- _Objective_: Exactly repeat the material, dropping only the pictures.

- _Source data_:
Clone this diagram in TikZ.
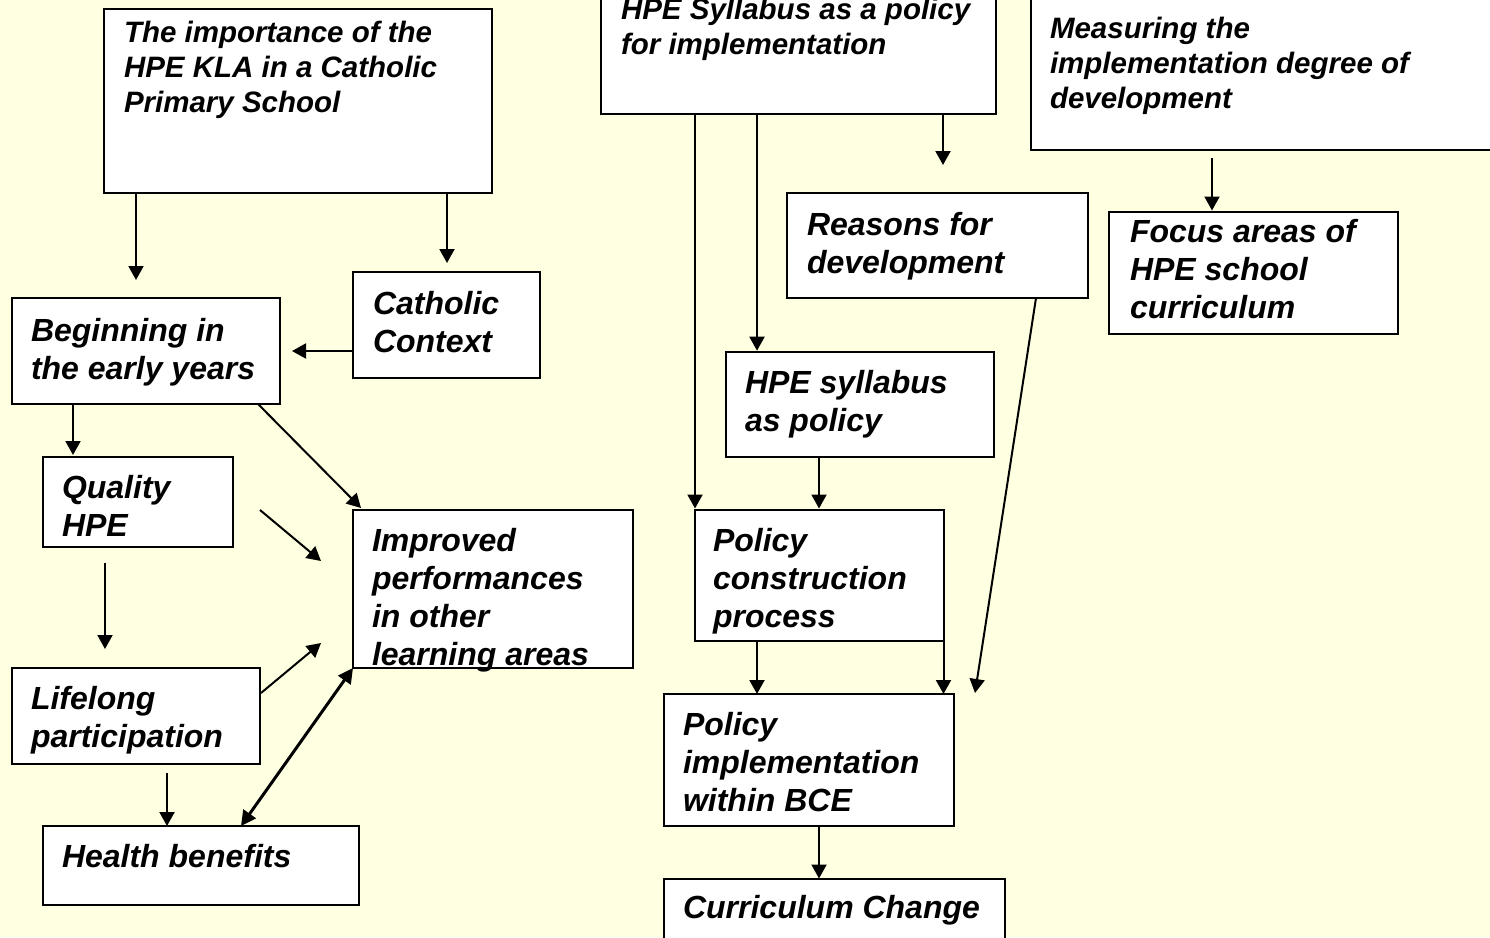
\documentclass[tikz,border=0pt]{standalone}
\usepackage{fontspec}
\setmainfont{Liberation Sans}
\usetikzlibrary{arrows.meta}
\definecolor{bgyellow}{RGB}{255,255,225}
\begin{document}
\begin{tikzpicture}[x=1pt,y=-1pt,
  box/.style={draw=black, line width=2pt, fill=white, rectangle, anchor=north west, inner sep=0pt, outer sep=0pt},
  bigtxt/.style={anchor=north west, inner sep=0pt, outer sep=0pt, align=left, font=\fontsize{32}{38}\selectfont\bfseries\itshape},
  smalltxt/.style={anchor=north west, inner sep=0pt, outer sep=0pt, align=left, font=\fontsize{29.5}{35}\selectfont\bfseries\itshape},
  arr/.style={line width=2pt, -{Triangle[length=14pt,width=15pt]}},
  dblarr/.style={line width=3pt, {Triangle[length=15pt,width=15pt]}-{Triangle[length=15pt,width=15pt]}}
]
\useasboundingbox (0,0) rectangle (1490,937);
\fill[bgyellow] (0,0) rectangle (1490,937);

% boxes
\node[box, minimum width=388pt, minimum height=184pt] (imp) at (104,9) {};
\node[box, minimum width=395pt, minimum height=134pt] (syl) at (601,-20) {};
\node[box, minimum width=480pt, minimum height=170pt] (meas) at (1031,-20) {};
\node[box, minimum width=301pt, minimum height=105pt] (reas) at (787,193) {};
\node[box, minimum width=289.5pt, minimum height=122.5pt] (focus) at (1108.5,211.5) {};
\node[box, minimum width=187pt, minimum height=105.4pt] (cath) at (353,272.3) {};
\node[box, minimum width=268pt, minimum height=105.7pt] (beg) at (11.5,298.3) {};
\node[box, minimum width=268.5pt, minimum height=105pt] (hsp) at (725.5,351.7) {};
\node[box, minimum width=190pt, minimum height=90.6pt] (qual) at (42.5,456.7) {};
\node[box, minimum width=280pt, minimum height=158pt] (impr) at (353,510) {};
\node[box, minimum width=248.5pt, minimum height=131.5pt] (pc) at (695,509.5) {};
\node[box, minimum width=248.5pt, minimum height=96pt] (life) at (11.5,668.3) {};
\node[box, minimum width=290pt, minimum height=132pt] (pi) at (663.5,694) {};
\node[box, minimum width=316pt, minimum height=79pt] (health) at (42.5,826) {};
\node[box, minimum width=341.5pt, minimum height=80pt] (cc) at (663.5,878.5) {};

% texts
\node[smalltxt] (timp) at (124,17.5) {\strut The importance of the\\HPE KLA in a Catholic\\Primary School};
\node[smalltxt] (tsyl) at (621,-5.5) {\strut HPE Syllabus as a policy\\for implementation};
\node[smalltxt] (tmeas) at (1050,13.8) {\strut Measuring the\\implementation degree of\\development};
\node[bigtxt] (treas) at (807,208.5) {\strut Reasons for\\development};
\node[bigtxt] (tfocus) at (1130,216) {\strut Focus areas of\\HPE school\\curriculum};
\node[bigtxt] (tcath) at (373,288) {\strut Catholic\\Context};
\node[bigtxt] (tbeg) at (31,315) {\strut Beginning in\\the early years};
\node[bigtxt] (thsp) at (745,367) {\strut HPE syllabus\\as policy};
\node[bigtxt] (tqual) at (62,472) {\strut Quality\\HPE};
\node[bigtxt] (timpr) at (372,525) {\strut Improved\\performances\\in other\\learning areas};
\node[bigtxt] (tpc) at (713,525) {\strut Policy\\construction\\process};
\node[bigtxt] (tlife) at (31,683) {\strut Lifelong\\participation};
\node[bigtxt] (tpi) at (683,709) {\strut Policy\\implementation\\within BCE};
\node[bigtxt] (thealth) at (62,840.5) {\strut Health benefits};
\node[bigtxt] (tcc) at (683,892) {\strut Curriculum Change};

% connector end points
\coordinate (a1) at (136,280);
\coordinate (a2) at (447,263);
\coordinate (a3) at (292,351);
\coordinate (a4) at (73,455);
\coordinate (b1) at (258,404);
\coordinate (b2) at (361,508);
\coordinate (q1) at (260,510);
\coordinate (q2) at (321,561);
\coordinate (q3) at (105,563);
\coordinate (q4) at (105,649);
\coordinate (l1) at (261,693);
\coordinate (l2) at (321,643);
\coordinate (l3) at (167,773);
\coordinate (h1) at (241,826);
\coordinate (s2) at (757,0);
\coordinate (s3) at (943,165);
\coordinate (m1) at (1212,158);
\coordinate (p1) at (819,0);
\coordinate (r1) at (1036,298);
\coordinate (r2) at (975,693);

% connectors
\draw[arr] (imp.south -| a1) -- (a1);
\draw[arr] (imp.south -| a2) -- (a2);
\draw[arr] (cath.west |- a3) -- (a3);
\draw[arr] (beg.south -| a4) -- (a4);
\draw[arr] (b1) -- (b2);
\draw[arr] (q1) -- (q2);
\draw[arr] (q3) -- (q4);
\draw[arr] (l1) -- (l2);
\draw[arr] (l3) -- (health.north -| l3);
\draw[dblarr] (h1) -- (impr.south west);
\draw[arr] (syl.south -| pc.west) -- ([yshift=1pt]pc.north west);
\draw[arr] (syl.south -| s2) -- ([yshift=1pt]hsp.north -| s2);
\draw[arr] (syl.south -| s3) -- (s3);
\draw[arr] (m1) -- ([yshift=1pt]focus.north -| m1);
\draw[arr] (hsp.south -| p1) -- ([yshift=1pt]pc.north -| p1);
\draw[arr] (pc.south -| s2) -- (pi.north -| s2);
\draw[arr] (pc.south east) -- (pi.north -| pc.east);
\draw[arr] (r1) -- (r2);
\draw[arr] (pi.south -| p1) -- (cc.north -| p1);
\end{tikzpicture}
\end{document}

- _Final answer_:
Clone this diagram in TikZ.
\documentclass[tikz,border=0pt]{standalone}
\usepackage{fontspec}
\setmainfont{Liberation Sans}
\usetikzlibrary{arrows.meta}
\definecolor{bgyellow}{RGB}{255,255,225}
\begin{document}
\begin{tikzpicture}[x=1pt,y=-1pt,
  box/.style={draw=black, line width=2pt, fill=white, rectangle, anchor=north west, inner sep=0pt, outer sep=0pt},
  bigtxt/.style={anchor=north west, inner sep=0pt, outer sep=0pt, align=left, font=\fontsize{32}{38}\selectfont\bfseries\itshape},
  smalltxt/.style={anchor=north west, inner sep=0pt, outer sep=0pt, align=left, font=\fontsize{29.5}{35}\selectfont\bfseries\itshape},
  arr/.style={line width=2pt, -{Triangle[length=14pt,width=15pt]}},
  dblarr/.style={line width=3pt, {Triangle[length=15pt,width=15pt]}-{Triangle[length=15pt,width=15pt]}}
]
\useasboundingbox (0,0) rectangle (1490,937);
\fill[bgyellow] (0,0) rectangle (1490,937);

% boxes
\node[box, minimum width=388pt, minimum height=184pt] (imp) at (104,9) {};
\node[box, minimum width=395pt, minimum height=134pt] (syl) at (601,-20) {};
\node[box, minimum width=480pt, minimum height=170pt] (meas) at (1031,-20) {};
\node[box, minimum width=301pt, minimum height=105pt] (reas) at (787,193) {};
\node[box, minimum width=289.5pt, minimum height=122.5pt] (focus) at (1108.5,211.5) {};
\node[box, minimum width=187pt, minimum height=105.4pt] (cath) at (353,272.3) {};
\node[box, minimum width=268pt, minimum height=105.7pt] (beg) at (11.5,298.3) {};
\node[box, minimum width=268.5pt, minimum height=105pt] (hsp) at (725.5,351.7) {};
\node[box, minimum width=190pt, minimum height=90.6pt] (qual) at (42.5,456.7) {};
\node[box, minimum width=280pt, minimum height=158pt] (impr) at (353,510) {};
\node[box, minimum width=248.5pt, minimum height=131.5pt] (pc) at (695,509.5) {};
\node[box, minimum width=248.5pt, minimum height=96pt] (life) at (11.5,668.3) {};
\node[box, minimum width=290pt, minimum height=132pt] (pi) at (663.5,694) {};
\node[box, minimum width=316pt, minimum height=79pt] (health) at (42.5,826) {};
\node[box, minimum width=341.5pt, minimum height=80pt] (cc) at (663.5,878.5) {};

% texts
\node[smalltxt] (timp) at (124,17.5) {\strut The importance of the\\HPE KLA in a Catholic\\Primary School};
\node[smalltxt] (tsyl) at (621,-5.5) {\strut HPE Syllabus as a policy\\for implementation};
\node[smalltxt] (tmeas) at (1050,13.8) {\strut Measuring the\\implementation degree of\\development};
\node[bigtxt] (treas) at (807,208.5) {\strut Reasons for\\development};
\node[bigtxt] (tfocus) at (1130,216) {\strut Focus areas of\\HPE school\\curriculum};
\node[bigtxt] (tcath) at (373,288) {\strut Catholic\\Context};
\node[bigtxt] (tbeg) at (31,315) {\strut Beginning in\\the early years};
\node[bigtxt] (thsp) at (745,367) {\strut HPE syllabus\\as policy};
\node[bigtxt] (tqual) at (62,472) {\strut Quality\\HPE};
\node[bigtxt] (timpr) at (372,525) {\strut Improved\\performances\\in other\\learning areas};
\node[bigtxt] (tpc) at (713,525) {\strut Policy\\construction\\process};
\node[bigtxt] (tlife) at (31,683) {\strut Lifelong\\participation};
\node[bigtxt] (tpi) at (683,709) {\strut Policy\\implementation\\within BCE};
\node[bigtxt] (thealth) at (62,840.5) {\strut Health benefits};
\node[bigtxt] (tcc) at (683,892) {\strut Curriculum Change};

% connector end points
\coordinate (a1) at (136,280);
\coordinate (a2) at (447,263);
\coordinate (a3) at (292,351);
\coordinate (a4) at (73,455);
\coordinate (b1) at (258,404);
\coordinate (b2) at (361,508);
\coordinate (q1) at (260,510);
\coordinate (q2) at (321,561);
\coordinate (q3) at (105,563);
\coordinate (q4) at (105,649);
\coordinate (l1) at (261,693);
\coordinate (l2) at (321,643);
\coordinate (l3) at (167,773);
\coordinate (h1) at (241,826);
\coordinate (s2) at (757,0);
\coordinate (s3) at (943,165);
\coordinate (m1) at (1212,158);
\coordinate (p1) at (819,0);
\coordinate (r1) at (1036,298);
\coordinate (r2) at (975,693);

% connectors
\draw[arr] (imp.south -| a1) -- (a1);
\draw[arr] (imp.south -| a2) -- (a2);
\draw[arr] (cath.west |- a3) -- (a3);
\draw[arr] (beg.south -| a4) -- (a4);
\draw[arr] (b1) -- (b2);
\draw[arr] (q1) -- (q2);
\draw[arr] (q3) -- (q4);
\draw[arr] (l1) -- (l2);
\draw[arr] (l3) -- (health.north -| l3);
\draw[dblarr] (h1) -- (impr.south west);
\draw[arr] (syl.south -| pc.west) -- ([yshift=1pt]pc.north west);
\draw[arr] (syl.south -| s2) -- ([yshift=1pt]hsp.north -| s2);
\draw[arr] (syl.south -| s3) -- (s3);
\draw[arr] (m1) -- ([yshift=1pt]focus.north -| m1);
\draw[arr] (hsp.south -| p1) -- ([yshift=1pt]pc.north -| p1);
\draw[arr] (pc.south -| s2) -- (pi.north -| s2);
\draw[arr] (pc.south east) -- (pi.north -| pc.east);
\draw[arr] (r1) -- (r2);
\draw[arr] (pi.south -| p1) -- (cc.north -| p1);
\end{tikzpicture}
\end{document}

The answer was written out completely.